**What is needed**
Extract, in full, the lines below, beginning at the first and ending with the line that contains "571, 556, 452];". Pictures do not belong in the copy.

**Data section**

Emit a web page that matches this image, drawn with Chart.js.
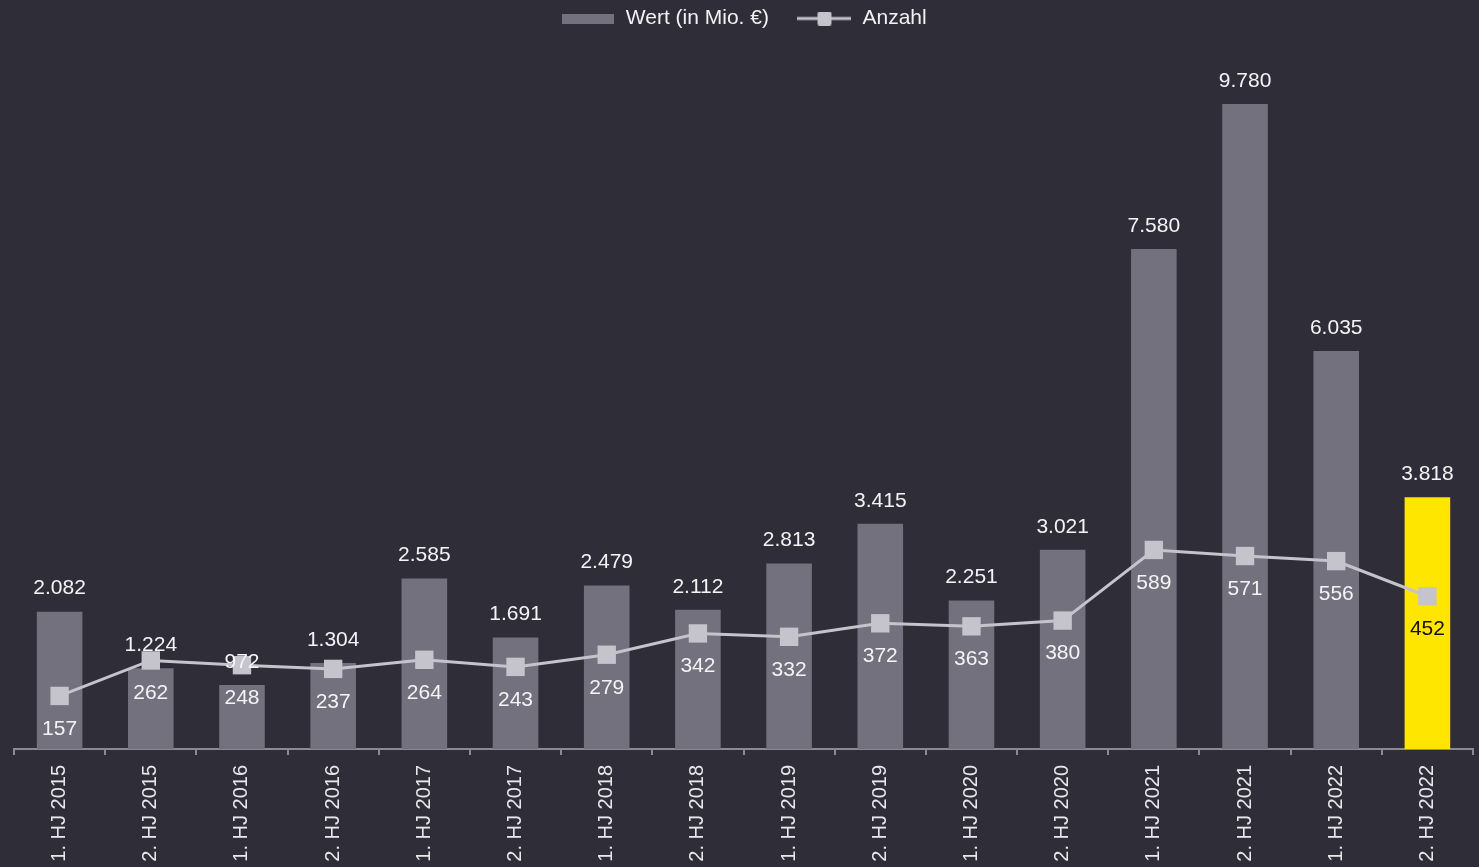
<!DOCTYPE html>
<html>
<head>
<meta charset="utf-8">
<script src="https://cdn.jsdelivr.net/npm/chart.js@4"></script>
<style>
  html, body { margin: 0; padding: 0; background: #2e2d38; overflow: hidden; }
  #wrap { width: 1479px; height: 867px; }
</style>
</head>
<body>
<div id="wrap"><canvas id="chart" width="1479" height="867"></canvas></div>
<script>
// chart data
const categories = [
  "1. HJ 2015", "2. HJ 2015", "1. HJ 2016", "2. HJ 2016",
  "1. HJ 2017", "2. HJ 2017", "1. HJ 2018", "2. HJ 2018",
  "1. HJ 2019", "2. HJ 2019", "1. HJ 2020", "2. HJ 2020",
  "1. HJ 2021", "2. HJ 2021", "1. HJ 2022", "2. HJ 2022"
];
const wertValues = [2082, 1224, 972, 1304, 2585, 1691, 2479, 2112, 2813, 3415, 2251, 3021, 7580, 9780, 6035, 3818];
const anzahlValues = [157, 262, 248, 237, 264, 243, 279, 342, 332, 372, 363, 380, 589, 571, 556, 452];

const BAR_GREY = "#72717d";
const HIGHLIGHT = "#ffe600";
const LINE_GREY = "#c5c4cc";
const highlightIndex = categories.length - 1;

Chart.defaults.font.family = "'Liberation Sans', Arial, sans-serif";

const fmt = (n) => String(n).replace(/\B(?=(\d{3})+(?!\d))/g, ".");

// legend swatches
function barSwatch() {
  const c = document.createElement("canvas");
  c.width = 52; c.height = 10;
  const g = c.getContext("2d");
  g.fillStyle = BAR_GREY;
  g.fillRect(0, 0, 52, 10);
  return c;
}
function lineSwatch() {
  const c = document.createElement("canvas");
  c.width = 54; c.height = 14;
  const g = c.getContext("2d");
  g.fillStyle = LINE_GREY;
  g.fillRect(0, 5.5, 54, 3);
  g.beginPath();
  g.roundRect(20, 0, 14, 14, 2);
  g.fill();
  return c;
}

// value labels above bars and below line points
const valueLabels = {
  id: "valueLabels",
  afterDatasetsDraw(chart) {
    const ctx = chart.ctx;
    ctx.save();
    ctx.font = "21px 'Liberation Sans', Arial, sans-serif";
    ctx.textAlign = "center";
    ctx.textBaseline = "middle";
    chart.getDatasetMeta(0).data.forEach((el, i) => {
      ctx.fillStyle = "#f4f4f6";
      ctx.fillText(fmt(wertValues[i]), el.x, el.y - 23);
    });
    chart.getDatasetMeta(1).data.forEach((el, i) => {
      ctx.fillStyle = i === highlightIndex ? "#111111" : "#f4f4f6";
      ctx.fillText(fmt(anzahlValues[i]), el.x, el.y + 33);
    });
    ctx.restore();
  }
};

new Chart(document.getElementById("chart"), {
  type: "bar",
  data: {
    labels: categories,
    datasets: [
      {
        type: "bar",
        label: "Wert (in Mio. €)",
        data: wertValues,
        yAxisID: "y",
        order: 1,
        backgroundColor: (c) => c.dataIndex === highlightIndex ? HIGHLIGHT : BAR_GREY,
        categoryPercentage: 1,
        barPercentage: 0.5
      },
      {
        type: "line",
        label: "Anzahl",
        data: anzahlValues,
        yAxisID: "y2",
        order: 0,
        borderColor: LINE_GREY,
        borderWidth: 3,
        backgroundColor: LINE_GREY,
        pointStyle: "rect",
        pointRadius: 13,
        pointHoverRadius: 13,
        pointBackgroundColor: LINE_GREY,
        pointBorderWidth: 0,
        tension: 0
      }
    ]
  },
  options: {
    responsive: false,
    animation: false,
    devicePixelRatio: 1,
    layout: { autoPadding: false, padding: { top: -20, left: 14, right: 6, bottom: 0 } },
    plugins: {
      tooltip: { enabled: false },
      legend: {
        position: "top",
        labels: {
          color: "#f2f2f4",
          font: { size: 21 },
          usePointStyle: true,
          pointStyleWidth: 55,
          padding: 28,
          generateLabels: () => [
            { text: "Wert (in Mio. €)", pointStyle: barSwatch(), datasetIndex: 0, fontColor: "#f2f2f4", lineWidth: 0 },
            { text: "Anzahl", pointStyle: lineSwatch(), datasetIndex: 1, fontColor: "#f2f2f4", lineWidth: 0 }
          ]
        }
      }
    },
    scales: {
      x: {
        offset: true,
        grid: { display: true, offset: true, drawOnChartArea: false, drawTicks: true, tickLength: 6, color: "#8a8994", lineWidth: 2 },
        border: { display: true, color: "#8a8994", width: 2 },
        ticks: { color: "#e8e8ec", font: { size: 20 }, minRotation: 90, maxRotation: 90, padding: 10, autoSkip: false },
        // fixed axis height; the labels run off the bottom edge as in the original
        afterFit: (s) => { s.height = 118; }
      },
      y: { display: false, min: 0, max: 10766 },
      y2: { display: false, min: 0, max: 2101, position: "right" }
    }
  },
  plugins: [valueLabels]
});
</script>
</body>
</html>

**The answer**
Emit a web page that matches this image, drawn with Chart.js.
<!DOCTYPE html>
<html>
<head>
<meta charset="utf-8">
<script src="https://cdn.jsdelivr.net/npm/chart.js@4"></script>
<style>
  html, body { margin: 0; padding: 0; background: #2e2d38; overflow: hidden; }
  #wrap { width: 1479px; height: 867px; }
</style>
</head>
<body>
<div id="wrap"><canvas id="chart" width="1479" height="867"></canvas></div>
<script>
// chart data
const categories = [
  "1. HJ 2015", "2. HJ 2015", "1. HJ 2016", "2. HJ 2016",
  "1. HJ 2017", "2. HJ 2017", "1. HJ 2018", "2. HJ 2018",
  "1. HJ 2019", "2. HJ 2019", "1. HJ 2020", "2. HJ 2020",
  "1. HJ 2021", "2. HJ 2021", "1. HJ 2022", "2. HJ 2022"
];
const wertValues = [2082, 1224, 972, 1304, 2585, 1691, 2479, 2112, 2813, 3415, 2251, 3021, 7580, 9780, 6035, 3818];
const anzahlValues = [157, 262, 248, 237, 264, 243, 279, 342, 332, 372, 363, 380, 589, 571, 556, 452];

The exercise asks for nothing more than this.